With Trump falling behind Democrat Joe Biden in polls ahead of the Nov. 3 election, the president and his political allies have renewed criticism of the Federal Bureau of Investigation as being too slow to release information that they say will show anti-Trump bias in its investigation into whether Trump or any of his associates conspired with Russia to interfere in the 2016 election.
U.S. intelligence agencies found that Russia sought to help Trump win that election, and they say Vladimir Putin’s government is trying to do so again this year, but Trump regularly ridicules what he calls “Russia-Russia-Russia.”
‘Political CRIME’
“I have fully authorized the total Declassification of any & all documents pertaining to the single greatest political CRIME in American History, the Russia Hoax,” Trump, who is recuperating from the coronavirus, said in a tweet on Tuesday night amid a deluge of denunciations of his perceived enemies that continued into Wednesday morning.
“Likewise, the Hillary Clinton Email Scandal. No redactions!” Trump said of the inquiry into the use of a private email server by his 2016 Democratic opponent.
Attorney General William Barr, who is Wray’s boss, and Director of National Intelligence John Ratcliffe, have been making public a steady drip of declassified material about the Russia probe heading into the Nov. 3 election.

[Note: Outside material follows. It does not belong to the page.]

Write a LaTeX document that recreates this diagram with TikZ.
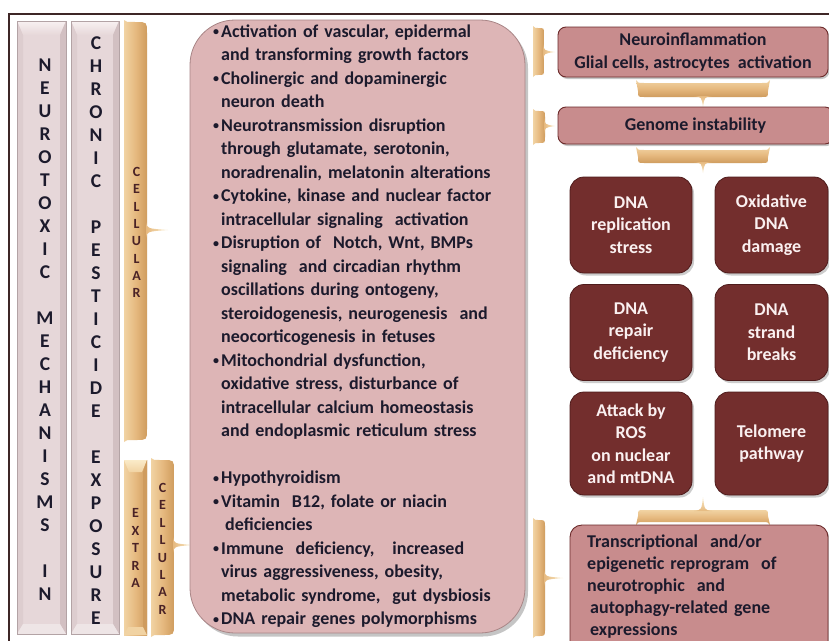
\documentclass[tikz,border=0pt]{standalone}
\usepackage{fontspec}
\setmainfont{Carlito}
\usetikzlibrary{shadows}
\definecolor{frameC}{HTML}{3E2626}
\definecolor{colFill}{HTML}{E6D7D9}
\definecolor{colTop}{HTML}{F8F1F1}
\definecolor{colL}{HTML}{DDCDCF}
\definecolor{colD}{HTML}{D2C0C2}
\definecolor{colB}{HTML}{EEE5E6}
\definecolor{colEdge}{HTML}{B3A3A5}
\definecolor{gold}{HTML}{E6B97F}
\definecolor{goldL}{HTML}{F1D3A3}
\definecolor{goldD}{HTML}{CF9C5E}
\definecolor{goldT}{HTML}{FAEBC8}
\definecolor{mainFill}{HTML}{DDB5B6}
\definecolor{mainEdge}{HTML}{A88586}
\definecolor{rosy}{HTML}{C88C8D}
\definecolor{rosyEdge}{HTML}{6B2A2A}
\definecolor{maroon}{HTML}{732E2D}
\definecolor{maroonEdge}{HTML}{4E1B1B}
\definecolor{txt}{HTML}{1C1A2C}
\definecolor{ltxt}{HTML}{FAF0F0}
\definecolor{brn}{HTML}{4A2226}

% bevelled column: x1 y1 x2 y2
\newcommand\colbevel[4]{%
  \fill[colFill] (#1,#2) rectangle (#3,#4);
  \shade[top color=colTop, bottom color=colFill] (#1,#2) -- (#3,#2) -- ({#3-6},{#2+14}) -- ({#1+6},{#2+14}) -- cycle;
  \fill[colL] (#1,#2) -- ({#1+6},{#2+14}) -- ({#1+6},{#4-10}) -- (#1,#4) -- cycle;
  \fill[colD] (#3,#2) -- ({#3-6},{#2+14}) -- ({#3-6},{#4-10}) -- (#3,#4) -- cycle;
  \fill[colB] (#1,#4) -- ({#1+6},{#4-10}) -- ({#3-6},{#4-10}) -- (#3,#4) -- cycle;
  \draw[colEdge, line width=0.8pt] (#1,#2) rectangle (#3,#4);}
% gold bevelled column
\newcommand\goldbevel[4]{%
  \shade[left color=goldL, right color=goldD, middle color=gold] (#1,#2) rectangle (#3,#4);
  \shade[top color=goldT, bottom color=goldL] (#1,#2) -- (#3,#2) -- ({#3-5},{#2+12}) -- ({#1+5},{#2+12}) -- cycle;
  \fill[goldD] (#3,#2) -- ({#3-4},{#2+12}) -- ({#3-4},{#4-8}) -- (#3,#4) -- cycle;
  \fill[goldL] (#1,#4) -- ({#1+4},{#4-8}) -- ({#3-4},{#4-8}) -- (#3,#4) -- cycle;}
% vertical brace pointing right: xl xr yt yb ytip xtip r
\newcommand\vbrace[7]{%
  \shade[left color=goldL, right color=goldD, middle color=gold]
  (#1,{#3-2}) .. controls ({#1+2},#3) .. ({#2-#7},#3)
  .. controls (#2,#3) .. (#2,{#3+#7})
  -- (#2,{#4-#7})
  .. controls (#2,#4) .. ({#2-#7},#4)
  .. controls ({#1+2},#4) .. (#1,{#4+2}) -- cycle;
  \shade[left color=gold, right color=goldT]
  ({#2-1},{#5-8}) .. controls (#2,{#5-1.5}) .. (#6,#5)
  .. controls (#2,{#5+1.5}) .. ({#2-1},{#5+8}) -- cycle;}
% horizontal brace pointing down: xl xr yt yb xtip ytip r
\newcommand\dbrace[7]{%
  \shade[top color=goldL, bottom color=goldD, middle color=gold]
  ({#1-2},{#3-3}) .. controls (#1,#3) .. ({#1+6},#3)
  -- ({#2-6},#3) .. controls (#2,#3) .. ({#2+2},{#3-3})
  -- (#2,{#4-#7}) .. controls (#2,#4) .. ({#2-#7},#4)
  -- ({#1+#7},#4) .. controls (#1,#4) .. (#1,{#4-#7}) -- cycle;
  \shade[top color=gold, bottom color=goldT]
  ({#5+9},{#4-1}) .. controls ({#5+1.5},#4) .. (#5,#6)
  .. controls ({#5-1.5},#4) .. ({#5-9},{#4-1}) -- cycle;}
% horizontal brace pointing up: xl xr yt yb xtip ytip r
\newcommand\ubrace[7]{%
  \shade[top color=goldL, bottom color=goldD, middle color=gold]
  ({#1-2},{#4+3}) .. controls (#1,#4) .. ({#1+6},#4)
  -- ({#2-6},#4) .. controls (#2,#4) .. ({#2+2},{#4+3})
  -- (#2,{#3+#7}) .. controls (#2,#3) .. ({#2-#7},#3)
  -- ({#1+#7},#3) .. controls (#1,#3) .. (#1,{#3+#7}) -- cycle;
  \shade[top color=goldT, bottom color=gold]
  ({#5+9},{#3+1}) .. controls ({#5+1.5},#3) .. (#5,#6)
  .. controls ({#5-1.5},#3) .. ({#5-9},{#3+1}) -- cycle;}
\newcommand\bu{\makebox[8pt][l]{\raisebox{1.2pt}{\fontsize{12}{12}\selectfont •}}}
\newcommand\ind{\hspace*{8pt}}

\tikzset{
  letter/.style={inner sep=0pt, font=\fontsize{19.5}{19.5}\selectfont\bfseries, text=txt},
  smallletter/.style={inner sep=0pt, font=\fontsize{14}{14}\selectfont\bfseries, text=brn},
  rosybox/.style={draw=rosyEdge, line width=0.9pt, fill=rosy, rounded corners=8pt,
    inner sep=0pt, align=center, text=txt, font=\fontsize{18}{23}\selectfont\bfseries,
    drop shadow={shadow xshift=1.5pt, shadow yshift=-2pt, opacity=0.45}},
  darkbox/.style={draw=maroonEdge, line width=0.8pt, fill=maroon, rounded corners=14pt,
    inner sep=0pt, align=center, text=ltxt, font=\fontsize{18}{22.5}\selectfont\bfseries,
    minimum width=122pt, minimum height=96pt,
    drop shadow={shadow xshift=2pt, shadow yshift=-2.5pt, opacity=0.4}},
}

\begin{document}
\begin{tikzpicture}[x=1pt,y=-1pt]
\clip (0,0) rectangle (829,640);
\fill[white] (0,0) rectangle (829,640);
\draw[frameC, line width=1.3pt] (9,650) -- (9,14) -- (840,14);

% left columns
\colbevel{17}{21}{66}{634}
\colbevel{71}{21}{119}{634}
\foreach \l [count=\i] in {N,E,U,R,O,T,O,X,I,C,,M,E,C,H,A,N,I,S,M,S,,I,N}
  \node[letter] (na\i) at (45,{65+23*(\i-1)}) {\l};
\foreach \l [count=\i] in {C,H,R,O,N,I,C,,P,E,S,T,I,C,I,D,E,,E,X,P,O,S,U,R,E}
  \node[letter] (nb\i) at (96,{43+23*(\i-1)}) {\l};

% gold braces on the left
\vbrace{124}{147}{22}{440}{230}{168}{11}
\foreach \l [count=\i] in {C,E,L,L,U,L,A,R}
  \node[smallletter] (cu\i) at (136.5,{172+17.3*(\i-1)}) {\l};
\goldbevel{124}{460}{147}{635}
\foreach \l [count=\i] in {E,X,T,R,A}
  \node[smallletter] (ex\i) at (135.5,{513+17.5*(\i-1)}) {\l};
\vbrace{151}{174}{460}{635}{545}{192}{11}
\foreach \l [count=\i] in {C,E,L,L,U,L,A,R}
  \node[smallletter] (cl\i) at (162.5,{488+17.4*(\i-1)}) {\l};

% main box
\node[fill=mainFill, draw=mainEdge, line width=0.8pt, rounded corners=45pt,
  minimum width=335pt, minimum height=613pt, inner sep=0pt,
  drop shadow={shadow xshift=3pt, shadow yshift=-3.5pt, opacity=0.45}] (mainbox) at (357.5,326.5) {};
\node[anchor=north west, inner sep=0pt, text width=320pt, align=left, text=txt,
  font=\fontsize{18}{23.5}\selectfont\bfseries] (maintext) at (213,20.5) {%
\strut\bu Activation of vascular, epidermal\\
\ind and transforming growth factors\\
\bu Cholinergic and dopaminergic\\
\ind neuron death\\
\bu Neurotransmission disruption\\
\ind through glutamate, serotonin,\\
\ind noradrenalin, melatonin alterations\\
\bu Cytokine, kinase and nuclear factor\\
\ind intracellular signaling\ \ activation\\
\bu Disruption of\ \ Notch, Wnt, BMPs\\
\ind signaling\ \ and circadian rhythm\\
\ind oscillations during ontogeny,\\
\ind steroidogenesis, neurogenesis\ \ and\\
\ind neocorticogenesis in fetuses\\
\bu Mitochondrial dysfunction,\\
\ind oxidative stress, disturbance of\\
\ind intracellular calcium homeostasis\\
\ind and endoplasmic reticulum stress\\[23.5pt]
\bu Hypothyroidism\\
\bu Vitamin\ \ B12, folate or niacin\\
\ind\hspace*{4pt}deficiencies\\
\bu Immune\ \ deficiency,\ \ \ increased\\
\ind virus aggressiveness, obesity,\\
\ind metabolic syndrome,\ \ gut dysbiosis\\
\bu DNA repair genes polymorphisms};

% right side
\vbrace{533}{544}{28}{75}{52}{555}{6}
\node[rosybox, minimum width=270pt, minimum height=50pt] (neuro) at (693,52)
  {Neuroinflammation\\Glial cells, astrocytes\ \ activation};
\dbrace{638}{768}{83}{97}{703}{107}{6}
\vbrace{533}{545}{111}{143}{126}{555}{6}
\node[rosybox, minimum width=275pt, minimum height=37pt] (genome) at (695.5,125.5)
  {Genome instability};
\dbrace{638}{768}{150}{163}{703}{173}{6}

\node[darkbox] (rep) at (631,225) {DNA\\replication\\stress};
\node[darkbox, minimum width=113pt] (oxi) at (771.5,225) {Oxidative\\DNA\\damage};
\node[darkbox] (repair) at (631,332.5) {DNA\\repair\\deficiency};
\node[darkbox, minimum width=113pt] (strand) at (771.5,332.5) {DNA\\strand\\breaks};
\node[darkbox, minimum height=103pt] (ros) at (631,443.5) {Attack by\\ROS\\on nuclear\\and mtDNA};
\node[darkbox, minimum width=113pt, minimum height=103pt] (telo) at (771.5,443.5) {Telomere\\pathway};

\ubrace{638}{768}{510}{522}{703}{497}{6}
\vbrace{533}{545}{520}{636}{578}{563}{7}
\node[draw=rosyEdge, line width=0.9pt, fill=rosy, rounded corners=12pt, inner sep=0pt,
  minimum width=258pt, minimum height=130pt,
  drop shadow={shadow xshift=1.5pt, shadow yshift=-2pt, opacity=0.45}] (trans) at (699,590) {};
\node[anchor=north west, inner sep=0pt, text width=240pt, align=left, text=txt,
  font=\fontsize{18}{22}\selectfont\bfseries] (transtext) at (587,531.6) {%
\strut Transcriptional\ \ and/or\\
epigenetic reprogram\ \ of\\
neurotrophic\ \ and\\
\hspace*{3pt}autophagy-related gene\\
\hspace*{3pt}expressions};
\end{tikzpicture}
\end{document}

“There are more documents to come,” White House Chief of Staff Mark Meadows said Wednesday on Fox News. “The president wants transparency on all of this, and hopefully we’ll see documents in the coming days.”
Senate Republicans also have been trying to put the spotlight back on what they said was a politically motivated probe meant to undermine Trump’s candidacy in 2016 and, later, his presidency.
Comey, the former FBI director, told a Senate committee last week that the inquiry into whether people close to Trump conspired with Russia to interfere in the 2016 election was largely conducted “by the book” but that specific aspects of the inquiry fell short.
Pressed by Senate Judiciary Chairman Lindsey Graham, who said the probe was based on faulty assumptions and evidence-tampering, Comey said he found the shortcomings -- which included doctoring an email from the CIA -- “deeply disturbing.” But he backed an inspector general’s report that concluded the probe was valid and not driven by bias in the bureau’s leadership.
The debate comes after U.S. intelligence agencies have once again assessed that Russia is interfering again in the 2020 presidential race to aid Trump by denigrating Biden. Trump has said U.S. officials should be more focused on China, not Russia.